- Genre: Children's
- Presented by: Donnie Macleod Rhoda Macleod Anne Sinclair Cathy MacDonald John Urquhart Mairi Macinnes Anna Murray
- Country of origin: United Kingdom (Scotland)
- Original language: Scottish Gaelic

Original release
- Network: BBC One Scotland
- Release: 17 October 1985 – 8 December 2000

= Dòtaman =

Dòtaman (Scottish Gaelic for "spinning top") is the longest running Scottish Gaelic children's TV programme for pre-schoolers. It began 17 October 1985 starring Donnie Macleod, formerly of Na h-Òganaich, whose appearances made him a cult figure. Donnie was primarily the singer across the many series of the programme. The programme featured a presenter who carried the bulk of the programme presentation although Donnie shared some of the role, particularly when telling the time at the end of the programme.

==Presenters==
The presenters were: Donnie Macleod, Rhoda Macleod, Cathy Macdonald, John Urquhart, Gaelic singers Màiri MacInnes and Anna Murray also presented the programme. The first series also featured Anne Sinclair as the singer. She didn't wear hats and accompanied herself on a pink piano.

==Premise==
Donnie wore various different silly hats, which were decorated with something relevant to the song and the programme. Donnie was often seen wearing a default seagull hat when the theme didn't lend itself to be illustrated with a hat. Many of the hats were designed and constructed by costume designer Kirsty Colam.

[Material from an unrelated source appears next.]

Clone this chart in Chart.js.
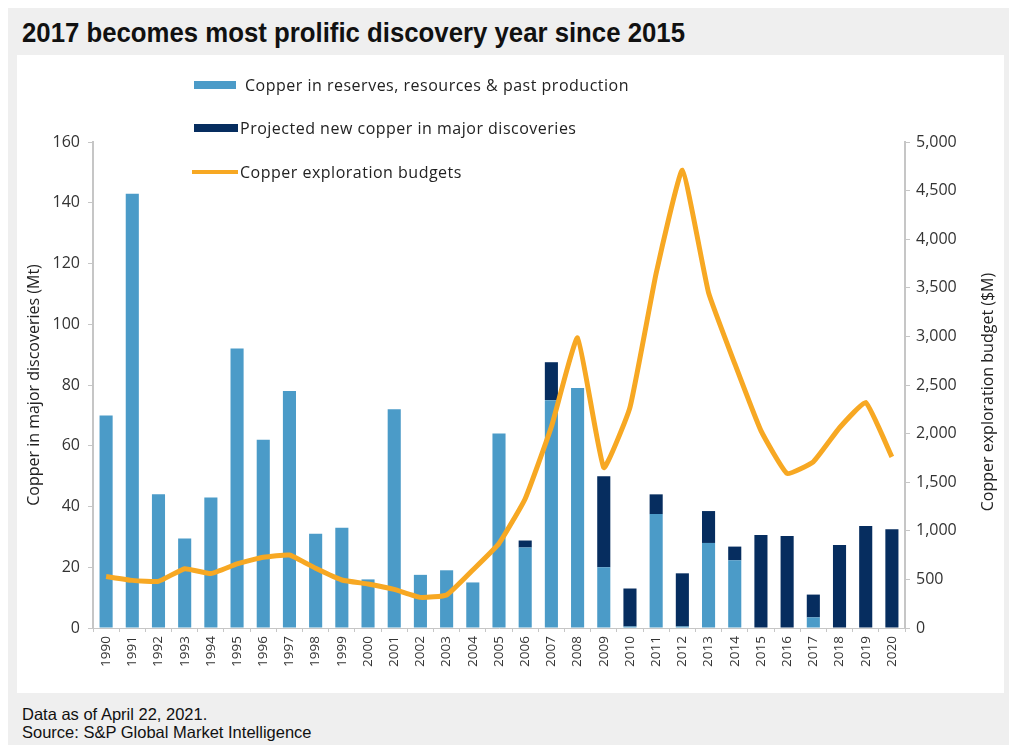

The programme featured 6 puppets. Nelson and Napoleon are a pair of parrots who squawk their way through the 'what's the time' sequence at the end. Cagnaidh the dog and Crotal the rabbit were usually involved with the activities at the opening of the programme. Oighrig the hippo and Ealasaid the elephant mainly sat about and listened to stories.

The songs were about everyday things that matter to children, while the style and structure of the songs were traditionally Gaelic. The songs were written to a pre-determined theme by a team of scriptwriters with each writer being responsible for a few programmes across the series. Both Donnie and some of the scriptwriters set the lyrics to music. Most of the songs related to Gaelic culture or Scottish rural life.

The show's theme tune was "Scarecrow Wedding" by Bobby Heath, Eric Peters and Robert Hunter from the Spectrum Moods Library of which was previously used for the theme to The Further Adventures of Noddy (a standalone pilot based on Enid Blyton's books of the 'Toyland' series).

==Influence==
It could be argued that most young Gaelic speakers today learned much of their early vocabulary from the programme. Many young singers and musicians were influenced by the style of the music to write and play in their own tradition.

Dòtaman is referenced in the 2019 song 'Fairytale of Stornoway' by Western isles band Peat and Diesel, featuring Mairead Fay Nicholson. The song is a reworked version of the Pogues classic 'Fairytale of New York' and is making a bid for Christmas Number 1.